I discovered a copy of the facsimile of Bach's later version of the E major Partia which is perhaps for lute, perhaps for Lautenclavicymbel, a kind of gut-strung harpsichord; scholars are unable to decide with certainty. I was surprised to find some quite radical appoggiatura ornamentation in the Loure and a few "graces" in the following movements, which I had never heard anyone, even Baroque specialists, incorporate into their performances, so I add these for the repeats. Fairly early on in this relearning process, while working on the B minor Partia, I began to feel uncomfortable about the fact that while both the Allemanda and Sarabande have a first-time bar at their mid-point double bar, they lack it at the end of the movement to facilitate the transition back from the final tonic to the mid-point dominant. I decided that Bach would have expected the player to create an appropriate first-time bar and have incorporated this into performances for many years.
Johann Friedrich Agricola, who had been a pupil of Bach's in Leipzig, wrote in 1774 that Bach "often played the six solos for violin on the clavichord, adding as much in the nature of harmony as he found necessary". Bach was famous for arranging and embellishing music by other composers as much as his own, and the whole idea of music being fixed for one way of performance, or even of its having fixed notes, was during his lifetime still a concept of the future. Suffice it to say, that I am responsible for any other added ornaments and all editorial decisions.

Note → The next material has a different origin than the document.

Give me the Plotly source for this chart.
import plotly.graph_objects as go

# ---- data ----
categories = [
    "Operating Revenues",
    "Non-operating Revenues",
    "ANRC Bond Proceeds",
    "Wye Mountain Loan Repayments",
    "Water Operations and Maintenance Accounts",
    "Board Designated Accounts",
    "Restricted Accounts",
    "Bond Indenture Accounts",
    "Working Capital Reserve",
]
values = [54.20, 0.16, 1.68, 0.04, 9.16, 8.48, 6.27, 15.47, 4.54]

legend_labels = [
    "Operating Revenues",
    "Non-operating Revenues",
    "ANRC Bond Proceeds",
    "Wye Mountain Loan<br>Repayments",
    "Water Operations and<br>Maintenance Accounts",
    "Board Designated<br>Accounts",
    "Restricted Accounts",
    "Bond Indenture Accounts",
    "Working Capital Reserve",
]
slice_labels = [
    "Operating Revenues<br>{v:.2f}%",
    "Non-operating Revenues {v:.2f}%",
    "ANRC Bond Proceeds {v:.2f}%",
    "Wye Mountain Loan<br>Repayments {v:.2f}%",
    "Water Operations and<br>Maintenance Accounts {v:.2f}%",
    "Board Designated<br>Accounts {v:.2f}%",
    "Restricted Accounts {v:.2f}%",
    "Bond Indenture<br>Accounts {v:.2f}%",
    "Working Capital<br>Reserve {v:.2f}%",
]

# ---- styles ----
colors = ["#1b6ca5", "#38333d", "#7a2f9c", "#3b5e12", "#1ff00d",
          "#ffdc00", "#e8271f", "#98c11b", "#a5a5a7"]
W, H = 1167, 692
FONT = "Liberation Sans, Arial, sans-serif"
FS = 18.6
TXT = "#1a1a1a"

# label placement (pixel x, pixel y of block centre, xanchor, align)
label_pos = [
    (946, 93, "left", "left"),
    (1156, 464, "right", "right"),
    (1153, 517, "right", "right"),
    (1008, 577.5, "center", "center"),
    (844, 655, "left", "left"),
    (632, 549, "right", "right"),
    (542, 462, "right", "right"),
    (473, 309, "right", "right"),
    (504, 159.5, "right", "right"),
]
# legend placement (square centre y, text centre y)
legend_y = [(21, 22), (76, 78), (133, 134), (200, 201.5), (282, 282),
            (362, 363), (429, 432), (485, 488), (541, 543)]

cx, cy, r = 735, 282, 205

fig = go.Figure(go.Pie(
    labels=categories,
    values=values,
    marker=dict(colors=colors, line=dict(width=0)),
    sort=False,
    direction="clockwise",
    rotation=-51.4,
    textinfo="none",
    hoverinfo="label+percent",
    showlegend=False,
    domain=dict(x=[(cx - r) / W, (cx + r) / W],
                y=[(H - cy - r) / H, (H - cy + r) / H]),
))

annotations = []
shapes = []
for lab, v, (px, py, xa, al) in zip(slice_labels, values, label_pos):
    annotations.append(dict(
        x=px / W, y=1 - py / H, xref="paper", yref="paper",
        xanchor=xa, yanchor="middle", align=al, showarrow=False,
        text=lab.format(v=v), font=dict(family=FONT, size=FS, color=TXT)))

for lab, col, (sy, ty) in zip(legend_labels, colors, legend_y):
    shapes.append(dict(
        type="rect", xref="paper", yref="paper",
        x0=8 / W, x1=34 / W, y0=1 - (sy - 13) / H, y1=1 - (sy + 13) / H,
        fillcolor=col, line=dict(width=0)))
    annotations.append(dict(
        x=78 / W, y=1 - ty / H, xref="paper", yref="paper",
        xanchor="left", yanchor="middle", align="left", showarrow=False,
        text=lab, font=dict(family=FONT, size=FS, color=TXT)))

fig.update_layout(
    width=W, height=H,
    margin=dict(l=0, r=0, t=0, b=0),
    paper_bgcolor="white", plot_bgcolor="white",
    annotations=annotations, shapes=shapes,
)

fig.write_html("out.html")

The order of the works on the CDs is the order that I have found most satisfactory for the pairs of concerts of the complete set that I have been giving during the last twelve years. The recording was made in six nights from 28th September to 3rd October 1998 in Binham Priory in North Norfolk and I am most grateful to Binham P.C.C for allowing me to use this wonderful building, where I had enjoyed performing the set over many previous years. Binham Priory was founded in 1090 by the Benedictine Order and contains some superb historical and architectural features, in spite of its having been roofless and in ruins for the two centuries before Bach wrote his Sonatas and Partias for solo violin.